If manufacturers and retailers could charge, and consumers could pay, whatever they like, distribution of COVID-19 vaccines likely would be more rapid than today and likely none of the existing stock would expire.
Anecdotal reports indicate that some consumers are willing to pay $25,000 to receive the vaccine. If retailers could make thousands or even hundreds of dollars in profit from every dose they sell, they would have the incentive and the ability to invest greater resources in securing the vaccines and distributing them quickly. They would take greater steps to protect the vaccines from sabotage by deranged employees. (The law could also do so, if penalties for destroying the vaccines rose with the market valuation of each dose.) They would hire more personnel (e.g., nurses) at higher‐than‐usual wages to organize distribution and/or to administer the vaccines. They could even train more personnel to administer vaccines — and form a lobby to demand that states suspend government regulations that prevent them from doing so.
If manufacturers could make thousands or even hundreds of dollars in profit from every dose they sell, they would have greater incentive and ability to expand production and produce more vaccines faster.
Would market prices guarantee that vaccines would go to the highest‐value recipients first? Not at all. But market allocation doesn’t have to be perfect.
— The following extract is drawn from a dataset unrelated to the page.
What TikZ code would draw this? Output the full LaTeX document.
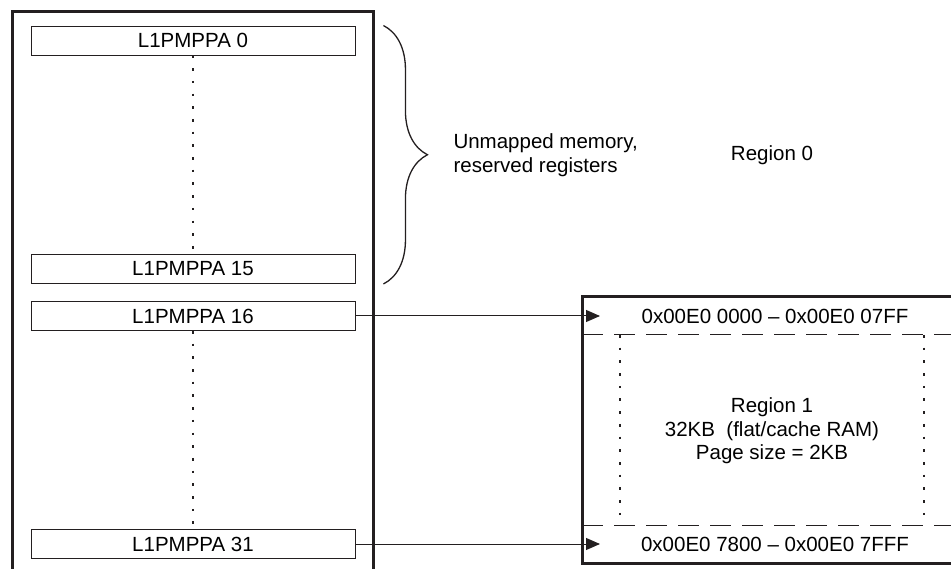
\documentclass[tikz,border=0pt]{standalone}
\usepackage{fontspec}
\setmainfont{Liberation Sans}
\usetikzlibrary{positioning,arrows.meta,decorations.pathreplacing}
\definecolor{ink}{HTML}{231F20}

\begin{document}
\begin{tikzpicture}[x=1pt,y=-1pt,font=\fontsize{20.5}{23.5}\selectfont,
  reg/.style={draw=ink,line width=0.9pt,minimum width=324pt,minimum height=29pt,inner sep=0pt},
  frame/.style={draw=ink,line width=3pt},
  flow/.style={-{Triangle[length=14pt,width=12pt]},draw=ink,line width=1pt},
  dots/.style={draw=ink,line width=2.3pt,dash pattern=on 2.6pt off 10.1pt},
  cut/.style={draw=ink,line width=1pt,dash pattern=on 21pt off 11pt}]
\useasboundingbox (0,0) rectangle (951,569);
% register file
\draw[frame] (12,569) -- (12,12) -- (373,12) -- (373,569);
\node[reg] (reg0) at (193,40.5) {L1PMPPA 0};
\node[reg] (reg15) at (193,269) {L1PMPPA 15};
\node[reg] (reg16) at (193,316) {L1PMPPA 16};
\node[reg] (reg31) at (193,544) {L1PMPPA 31};
\draw[dots] (reg0.south) -- (reg15.north);
\draw[dots] (reg16.south) -- (reg31.north);
% region 0
\draw[draw=ink,line width=1.3pt,decorate,decoration={brace,amplitude=44pt,aspect=0.5}]
  ([xshift=28pt]reg0.north east) -- ([xshift=28pt]reg15.south east);
\node[anchor=west,align=left] (unmap) at (450,155) {Unmapped memory,\\reserved registers};
\node (reg0lbl) at (772,155) {Region 0};
% region 1
\draw[frame] (951,297) -- (582,297) -- (582,563) -- (951,563);
\node (addrlo) at (775,316) {0x00E0 0000 -- 0x00E0 07FF};
\node (addrhi) at (775,544) {0x00E0 7800 -- 0x00E0 7FFF};
\coordinate (inlo) at (600,316);
\coordinate (inhi) at (600,544);
\draw[cut] (582,335) -- (951,335);
\draw[cut] (582,525) -- (951,525);
\draw[dots] (620,335) -- (620,525);
\draw[dots] (924,335) -- (924,525);
\node[align=center] (reg1lbl) at (772,431) {Region 1\\32KB\ \ (flat/cache RAM)\\Page size = 2KB};
\draw[flow] (reg16.east) -- (inlo);
\draw[flow] (reg31.east) -- (inhi);
\end{tikzpicture}
\end{document}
It just has to outperform the alternative of government rationing.
In an earlier post on government vs. market distribution of COVID-19 vaccines, I wrote, “If the government could allocate vaccines in a way that gets more of them to the highest‐value recipients than market forces would,” then government distribution would be defensible. But, “To improve on market forces, government must actually know who the highest‐value recipients are[,] actually be able to allocate vaccines on that basis, [and] not detract from whatever good market forces would do on their own, or…diminish the incentives for pharmaceutical companies to boost production.” That does not appear to be happening.
Government rationing is detracting from the good that market forces would do, and slowing the distribution of COVID-19 vaccines, by diminishing the incentives for speed and security on the part of manufacturers and retailers. In many cases, it is resulting in low‐value recipients receiving vaccinations before high‐valued recipients do. It is diminishing the incentives for manufacturers to accelerate production. And in some, cases it is costing lives by allowing vaccines to spoil.